Are you familiar with the vacation jinx?

This is how it goes. You JUST start dating a guy and things are going really well. You’ve got chemistry and he’s constantly calling you (in a sweet, new romance way, not in a weird, suffocating way). You have a great feeling that this relationship could actually go somewhere. You imagine that your kids will be named Tabatha and Finn but you’re totally flexible because you realize a good relationship is about compromise.

And then one of you has a vacation or business trip. The trip could be a few days. It could be a week. It doesn’t matter because by the time you or your new boyfriend returns, the relationship is totally over.

The magic has just somehow disappeared, never to be rekindled again. The mysterious, inexplicable vacation jinx.

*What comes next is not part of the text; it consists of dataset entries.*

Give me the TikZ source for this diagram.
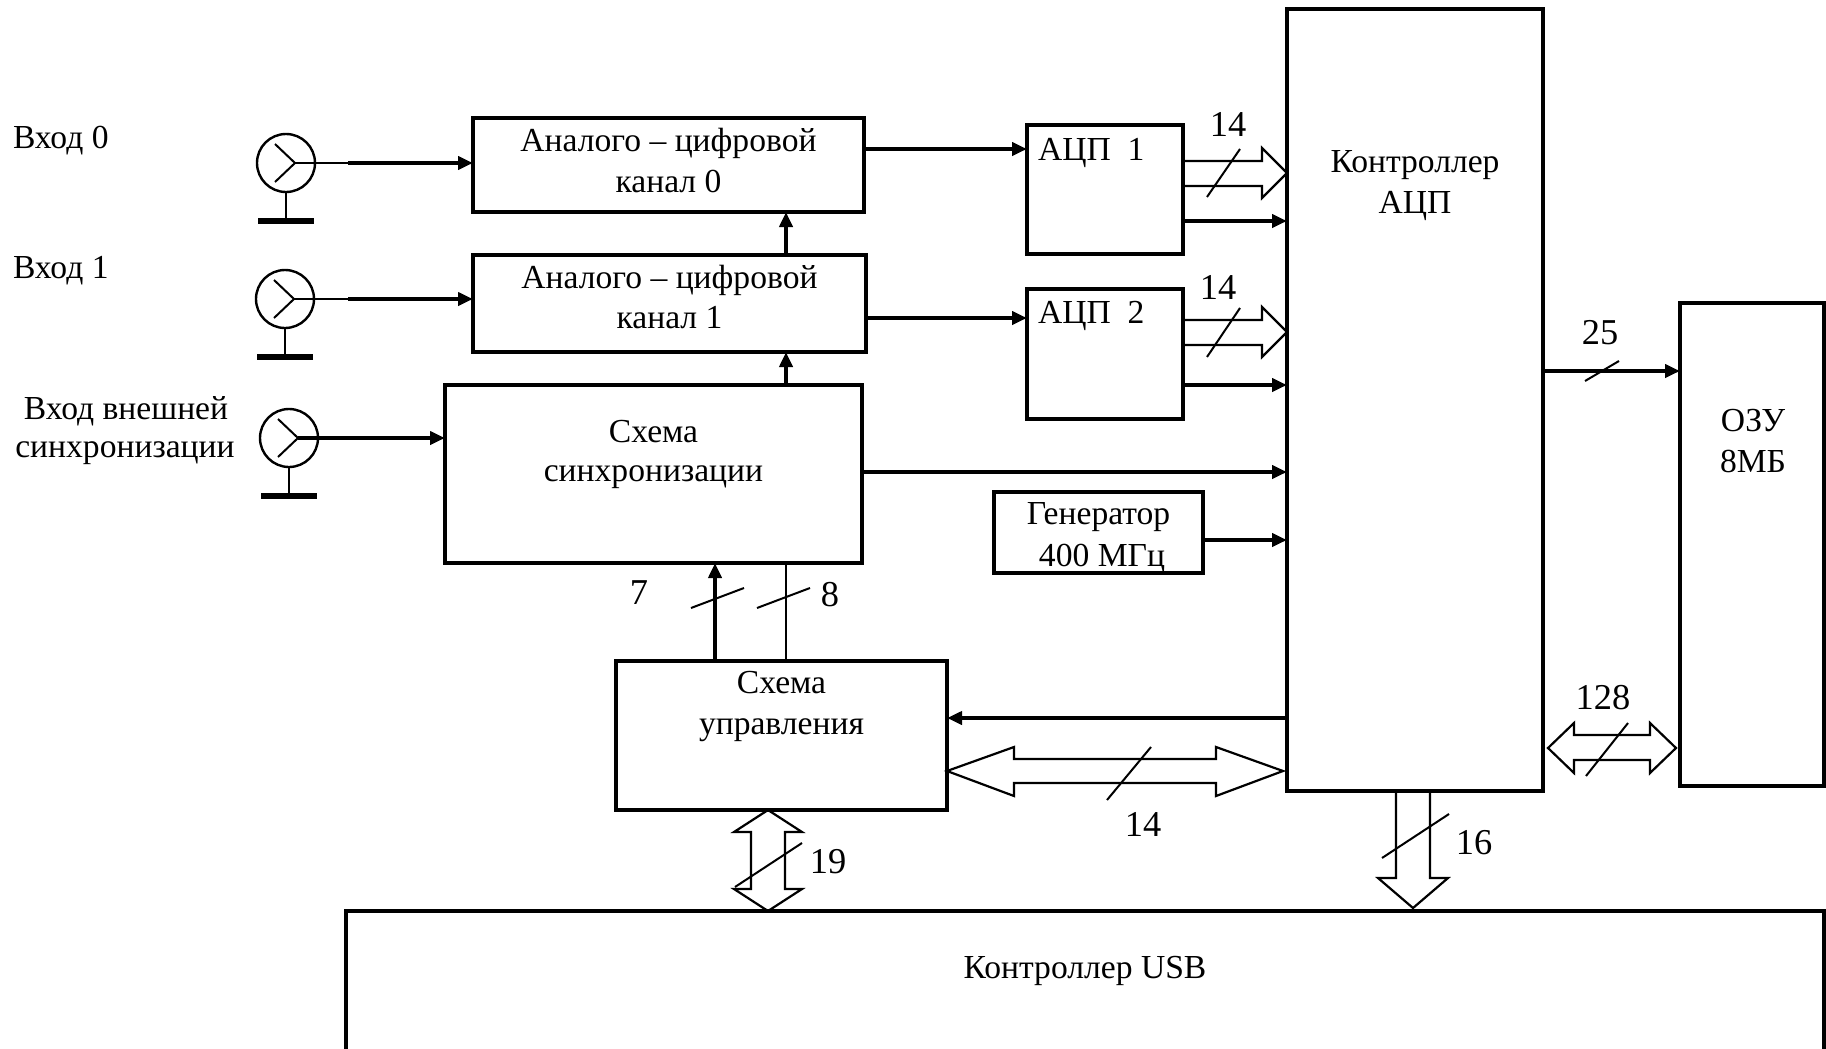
\documentclass[tikz,border=0pt]{standalone}
\usepackage{fontspec}
\setmainfont{Liberation Serif}
\usetikzlibrary{arrows.meta}
\tikzset{
  box/.style={draw, line width=1.6pt, inner sep=0pt, outer sep=0pt},
  txt/.style={inner sep=0pt, outer sep=0pt, font=\fontsize{16.8}{19}\selectfont, anchor=base},
  lbl/.style={inner sep=0pt, outer sep=0pt, font=\fontsize{18.2}{20}\selectfont, anchor=base},
  arr/.style={line width=2.2pt, -{Triangle[length=7.5pt,width=6.5pt]}},
  thinln/.style={line width=1pt},
  bus/.style={line width=1.1pt, line join=miter, miter limit=10},
  gnd/.style={line width=2.6pt},
  inp/.style={circle, draw, line width=1.2pt, minimum size=29pt, inner sep=0pt, outer sep=0pt},
}
\begin{document}
\begin{tikzpicture}[x=0.5pt,y=-0.5pt]
\fill[white] (0,0) rectangle (1826,1049);
\useasboundingbox (0,0) rectangle (1826,1049);
\clip (0,0) rectangle (1826,1049);

% ---------- boxes ----------
\node[box, minimum width=195.5pt, minimum height=47pt]   (ch0)  at (668.5,165) {};
\node[box, minimum width=196.5pt, minimum height=48.5pt] (ch1)  at (669.5,303.5) {};
\node[box, minimum width=208.5pt, minimum height=89pt]   (sync) at (653.5,474) {};
\node[box, minimum width=78pt, minimum height=64.5pt]    (adc1) at (1105,189.5) {};
\node[box, minimum width=78pt, minimum height=65pt]      (adc2) at (1105,354) {};
\node[box, minimum width=128pt, minimum height=391pt]    (ctrl) at (1415,400) {};
\node[box, minimum width=72pt, minimum height=241.5pt]   (ram)  at (1752,544.5) {};
\node[box, minimum width=104.5pt, minimum height=40.5pt] (gen)  at (1098.5,532.5) {};
\node[box, minimum width=165.5pt, minimum height=74.5pt] (ctl)  at (781.5,735.5) {};
\node[box, minimum width=739pt, minimum height=94.5pt]   (usb)  at (1085,1005.5) {};

% ---------- texts ----------
\node[txt, anchor=base west] (t0)  at (13,148) {Вход 0};
\node[txt, anchor=base west] (t1)  at (13,278) {Вход 1};
\node[txt] (t2a) at (126,419) {Вход внешней};
\node[txt] (t2b) at (125,457) {синхронизации};

\node[txt] (ch0a) at (668.5,151) {Аналого – цифровой};
\node[txt] (ch0b) at (668.5,192) {канал 0};
\node[txt] (ch1a) at (669.5,288) {Аналого – цифровой};
\node[txt] (ch1b) at (669.5,328) {канал 1};
\node[txt] (synca) at (653.5,442) {Схема};
\node[txt] (syncb) at (653.5,481) {синхронизации};
\node[txt, anchor=base west] (adc1t) at (1038,160) {АЦП~~1};
\node[txt, anchor=base west] (adc2t) at (1038,323) {АЦП~~2};
\node[txt] (ctrla) at (1415,172) {Контроллер};
\node[txt] (ctrlb) at (1415,213) {АЦП};
\node[txt] (rama) at (1753,431) {ОЗУ};
\node[txt] (ramb) at (1753,472) {8МБ};
\node[txt] (gena) at (1098.5,524) {Генератор};
\node[txt] (genb) at (1102,566) {400 МГц};
\node[txt] (ctla) at (781.5,693) {Схема};
\node[txt] (ctlb) at (781.5,734) {управления};
\node[txt] (usbt) at (1085,978) {Контроллер USB};

% ---------- inputs ----------
\node[inp] (in0) at (286,163) {};
\node[inp] (in1) at (285,299) {};
\node[inp] (in2) at (289,438) {};
\foreach \n in {in0,in1,in2}{
  \draw[thinln] (\n.center) ++(-11,-19) -- ++(20,19) -- ++(-20,19);
  \draw[thinln] (\n.south) -- ++(0,29);
  \draw[gnd] (\n.south) ++(-28,29) -- ++(56,0);
}
\coordinate (j0) at (348,163);
\coordinate (j1) at (348,299);
\draw[thinln] (in0.center) ++(9,0) -- (j0);
\draw[arr] (j0) -- (ch0.west |- j0);
\draw[thinln] (in1.center) ++(9,0) -- (j1);
\draw[arr] (j1) -- (ch1.west |- j1);
\draw[arr] (in2.center) ++(9,0) -- (sync.west |- in2);

% ---------- single connectors ----------
\draw[arr] (ch0.east |- 0,149) -- (adc1.west |- 0,149);
\draw[arr, line width=1.9pt] (ch1.east |- 0,318) -- (adc2.west |- 0,318);
\draw[arr] (ch1.north -| 786,0) -- (ch0.south -| 786,0);
\draw[arr] (sync.north -| 786,0) -- (ch1.south -| 786,0);
\draw[arr] (adc1.east |- 0,221) -- (ctrl.west |- 0,221);
\draw[arr] (adc2.east |- 0,385) -- (ctrl.west |- 0,385);
\draw[arr] (sync.east |- 0,472) -- (ctrl.west |- 0,472);
\draw[arr] (gen.east |- 0,540) -- (ctrl.west |- 0,540);
\draw[arr] (ctrl.east |- 0,371) -- (ram.west |- 0,371);
\draw[arr] (ctrl.west |- 0,718) -- (ctl.east |- 0,718);
\draw[arr] (ctl.north -| 715,0) -- (sync.south -| 715,0);
\draw[thinln] (ctl.north -| 786,0) -- (sync.south -| 786,0);

% ---------- buses ----------
% ADC1 -> controller
\draw[bus] (adc1.east |- 0,161) -- (1262,161) -- (1262,148) -- (ctrl.west |- 0,173)
  -- (1262,198) -- (1262,186) -- (adc1.east |- 0,186);
\draw[thinln] (1207,197) -- (1240,149);
% ADC2 -> controller
\draw[bus] (adc2.east |- 0,320) -- (1262,320) -- (1262,307) -- (ctrl.west |- 0,332)
  -- (1262,357) -- (1262,345) -- (adc2.east |- 0,345);
\draw[thinln] (1207,357) -- (1240,308);
% control <-> controller
\draw[bus] (ctl.east |- 0,771) -- (1014,747) -- (1014,759) -- (1216,759) -- (1216,747)
  -- (1283,771) -- (1216,796) -- (1216,783) -- (1014,783) -- (1014,796) -- cycle;
\draw[thinln] (1107,800) -- (1151,747);
% controller <-> RAM
\draw[bus] (1548,748) -- (1574,723) -- (1574,735) -- (1650,735) -- (1650,723)
  -- (1676,748) -- (1650,773) -- (1650,760) -- (1574,760) -- (1574,773) -- cycle;
\draw[thinln] (1586,776) -- (1628,723);
% controller -> USB
\draw[bus] (ctrl.south -| 1396,0) -- (1396,878) -- (1378,878) -- (1413,908)
  -- (1448,878) -- (1430,878) -- (ctrl.south -| 1430,0);
\draw[thinln] (1382,858) -- (1449,814);
% control <-> USB
\draw[bus] (ctl.south -| 768,0) -- (802,832) -- (785,832) -- (785,889) -- (802,889)
  -- (usb.north -| 768,0) -- (734,889) -- (751,889) -- (751,832) -- (734,832) -- cycle;
\draw[thinln] (735,887) -- (802,843);
% bus slashes on 7 / 8 / 25
\draw[thinln] (691,608) -- (744,588);
\draw[thinln] (757,608) -- (810,588);
\draw[thinln] (1585,381) -- (1619,361);

% ---------- labels ----------
\node[lbl] (l14a) at (1228,136) {14};
\node[lbl] (l14b) at (1218,299) {14};
\node[lbl] (l25)  at (1600,344) {25};
\node[lbl] (l128) at (1603,709) {128};
\node[lbl] (l14c) at (1143,836) {14};
\node[lbl] (l16)  at (1474,854) {16};
\node[lbl] (l19)  at (828,873) {19};
\node[lbl] (l7)   at (639,604) {7};
\node[lbl] (l8)   at (830,606) {8};
\end{tikzpicture}
\end{document}
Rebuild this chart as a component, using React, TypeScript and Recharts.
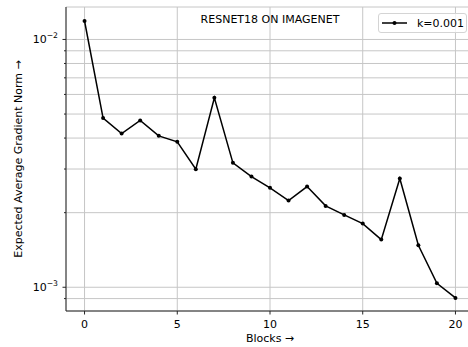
import { LineChart, Line, XAxis, YAxis, CartesianGrid } from 'recharts';

const blocks = [0, 1, 2, 3, 4, 5, 6, 7, 8, 9, 10, 11, 12, 13, 14, 15, 16, 17, 18, 19, 20];
const gradNorm = [
  0.01187, 0.004815, 0.004172, 0.00471, 0.004083, 0.003863, 0.002996, 0.005814, 0.003177, 0.002797,
  0.002518, 0.002238, 0.002548, 0.00213, 0.001959, 0.001807, 0.001557, 0.002746, 0.001478, 0.001038,
  0.000906,
];
const xTicks = [0, 5, 10, 15, 20];
const yTicks = [0.0009, 0.001, 0.002, 0.003, 0.004, 0.005, 0.006, 0.007, 0.008, 0.009, 0.01];
const yMajor: Record<string, string> = { '0.001': '−3', '0.01': '−2' };

const data = blocks.map((b, i) => ({ block: b, norm: gradNorm[i] }));

const FONT = '"DejaVu Sans", sans-serif';
const AXIS = '#262626';

function YTick(props: any) {
  const { x, y, payload } = props;
  const sup = yMajor[String(payload.value)];
  const len = sup ? 3.5 : 2;
  return (
    <g>
      <line x1={x - len} x2={x} y1={y} y2={y} stroke={AXIS} strokeWidth={1} />
      {sup && (
        <text x={x - 8} y={y + 4} textAnchor="end" fontFamily={FONT} fontSize={11} fill="#000">
          <tspan>10</tspan>
          <tspan dy={-5} fontSize={7.7}>{sup}</tspan>
        </text>
      )}
    </g>
  );
}

function XTick(props: any) {
  const { x, y, payload } = props;
  return (
    <g>
      <line x1={x} x2={x} y1={y} y2={y + 3.5} stroke={AXIS} strokeWidth={1} />
      <text x={x} y={y + 17} textAnchor="middle" fontFamily={FONT} fontSize={11} fill="#000">
        {payload.value}
      </text>
    </g>
  );
}

export default function App() {
  return (
    <div style={{ position: 'fixed', left: 0, top: 0, width: 468, height: 347, overflow: 'hidden', background: '#fff' }}>
      <LineChart width={480} height={347} data={data} margin={{ top: 7, right: 6, left: 0, bottom: 0 }}>
        <CartesianGrid stroke="#c6c6c6" strokeWidth={1} />
        <XAxis
          dataKey="block"
          type="number"
          domain={[-1, 21]}
          ticks={xTicks}
          height={36}
          tickSize={0}
          tickMargin={0}
          tickLine={false}
          tick={<XTick />}
          axisLine={{ stroke: AXIS, strokeWidth: 1 }}
          label={{
            content: (p: any) => {
              const vb = p.viewBox;
              return (
                <text x={vb.x + vb.width / 2} y={vb.y + 31} textAnchor="middle" fontFamily={FONT} fontSize={11} fill="#000">
                  Blocks →
                </text>
              );
            },
          }}
        />
        <XAxis
          xAxisId="top"
          orientation="top"
          type="number"
          domain={[-1, 21]}
          height={0}
          tick={false}
          tickLine={false}
          axisLine={{ stroke: AXIS, strokeWidth: 1 }}
        />
        <YAxis
          scale="log"
          type="number"
          domain={[0.000802, 0.01352]}
          allowDataOverflow
          ticks={yTicks}
          interval={0}
          width={66}
          tickSize={0}
          tickMargin={0}
          tickLine={false}
          tick={<YTick />}
          axisLine={{ stroke: AXIS, strokeWidth: 1 }}
          label={{
            content: (p: any) => {
              const vb = p.viewBox;
              const cy = vb.y + vb.height / 2;
              return (
                <text
                  x={18}
                  y={cy}
                  transform={`rotate(-90 18 ${cy})`}
                  textAnchor="middle"
                  dominantBaseline="central"
                  fontFamily={FONT}
                  fontSize={11}
                  fill="#000"
                >
                  Expected Average Gradient Norm →
                </text>
              );
            },
          }}
        />
        <Line
          type="linear"
          dataKey="norm"
          stroke="#000"
          strokeWidth={1.5}
          dot={{ r: 2, fill: '#000', stroke: 'none' }}
          activeDot={false}
          isAnimationActive={false}
        />
      </LineChart>
      <div
        style={{
          position: 'absolute',
          left: 170,
          top: 14,
          width: 200,
          textAlign: 'center',
          fontFamily: FONT,
          fontSize: 11,
          lineHeight: '11px',
          color: '#000',
        }}
      >
        RESNET18 ON IMAGENET
      </div>
      <div
        style={{
          position: 'absolute',
          left: 378,
          top: 13,
          width: 89,
          height: 20,
          boxSizing: 'border-box',
          border: '1px solid #d4d4d4',
          borderRadius: 3,
          background: 'rgba(255,255,255,0.8)',
          display: 'flex',
          alignItems: 'center',
          fontFamily: FONT,
          fontSize: 11,
          color: '#000',
        }}
      >
        <svg width={38} height={18} style={{ flex: 'none' }}>
          <line x1={3} x2={28} y1={9} y2={9} stroke="#000" strokeWidth={1.5} />
          <circle cx={15.5} cy={9} r={2} fill="#000" />
        </svg>
        <span>k=0.001</span>
      </div>
    </div>
  );
}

Well, marriage apparently does not make you immune.

Rick and I had accepted an offer on our apartment and we were drawing up a contract when our buyer went on vacation. To Costa Rica. For a week.

And that was the last we ever heard from him.

So he’s either trapped in the Costa Rica jungle and Spider Monkeys have stolen his Blackberry or he decided not to buy the apartment.

Either way, it’s obviously over.

On the sunny side, we’ve had a lot of interest at our open houses and Rick and I know there’s a cuter, richer, more perfect buyer out there for us. A buyer with no vacation plans.